Before Frank could react, Gerard had grabbed him around the waist. He dug his fingers in, cutting bruises into Frank’s skin, but Frank did not even have time to gasp before Gerard was lifting him, moving with him as he flipped Frank over on his back.

A single strangled, “Motherfucker!” escaped Frank’s lips as he landed on the concrete floor with Gerard on top of him. For all his fatalistic bravado, he had not really wanted to die like this. To be found in the morning, after Project 5-90’s escape had been discovered, with his pants around his ankles and his dick still at half-staff…

“It’s okay,” Gerard murmured, and Frank froze where he was. Gerard hooked an arm under Frank’s knees, pushing them up to his chest; Frank watched breathlessly as he moved above him, feeling his way. He was still wearing the blindfold, and without his deep eyes there seemed to be something missing from his face.

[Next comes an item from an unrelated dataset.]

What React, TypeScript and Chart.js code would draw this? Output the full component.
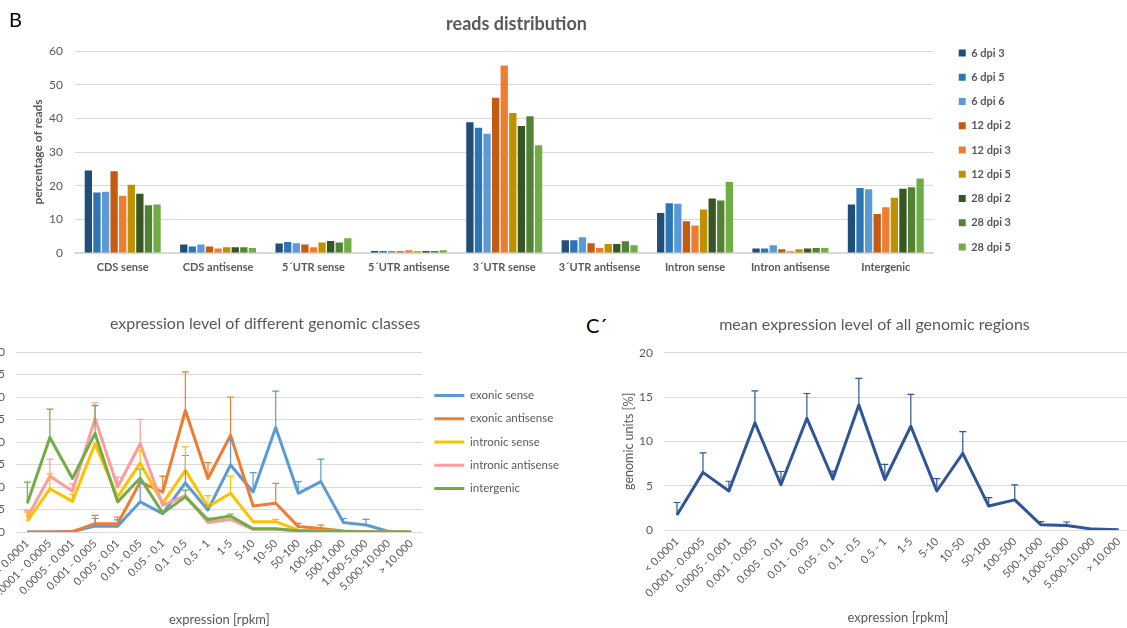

With a twitch of his hips, Gerard was within him once more, and Frank felt all the strength rush out of him. He half-raised himself, then fell back against the floor. His hands clutched at Gerard’s shoulders, as if they were the only thing keeping him anchored, the only thing keeping him from flying apart.

He knew he must have cried out, because Gerard bent over him, leaning close to his ear and whispering, “Hush… hush…”

The rough fabric of Gerard’s blindfold scraped up against his cheek, and Frank felt so unbearable sensitive that it seemed to rub his skin raw. He felt that with each certain and steady thrust, with each touch of his long-fingered hands, Gerard was driving him on, on, to some unsure future. Some time yet to pass, that had not yet been decided, or even dreamed.

He came hard, his hips bucking up against Gerard’s body, painting both of their stomachs with ropes of semen. Gerard followed him down.

For what seemed a long time, Frank lay still, watching the stars revolve behind his closed eyelids. Gerard moved first, lifting himself up on his hands. He slipped off his blindfold, and he and Frank opened their eyes at the same time.

Frank was deeply conscious of Gerard studying his face intently, and deeply conscious of himself making a very careful study in return. All at once, he remembered what he had come here to say.

“Will you run away with me?”

“What?” Gerard said, though he did not sound baffled or bewildered.

“I hate this place. I can’t stand it anymore. I feel like I’m smothering here, little by little, so slowly that when the time finally comes for me to die, I won’t even know it for what it is. I won’t even remember how to fight it.”

“Where could we go?”

“To the desert,” Frank said instantly. “Out there, people are still free.”

“It’s dangerous.”

“I don’t care. It’s dangerous here, too. And maybe I’d prefer a senseless, anonymous death at the hands of SCARECROW then for the Manskinner to finally get around to cooking up a nice noble suicide mission for me.”

“I understand,” Gerard said. He pushed to his knees, tucking himself back into his pants and buttoning up. “We’ll need a car.”

“I’ll steal one.” Now Frank, too, was climbing to his feet. He felt renewed in purpose, so much so that for a moment he wondered why his legs felt so shaky and weak.

All at once, he remembered, and he looked down into Gerard’s upturned face.

“I trust you, you know,” he said.

“I know. I trust you, too.”

Frank offered his hand. Gerard took it and stood up. Together, they went out, side-by-side into the waiting night.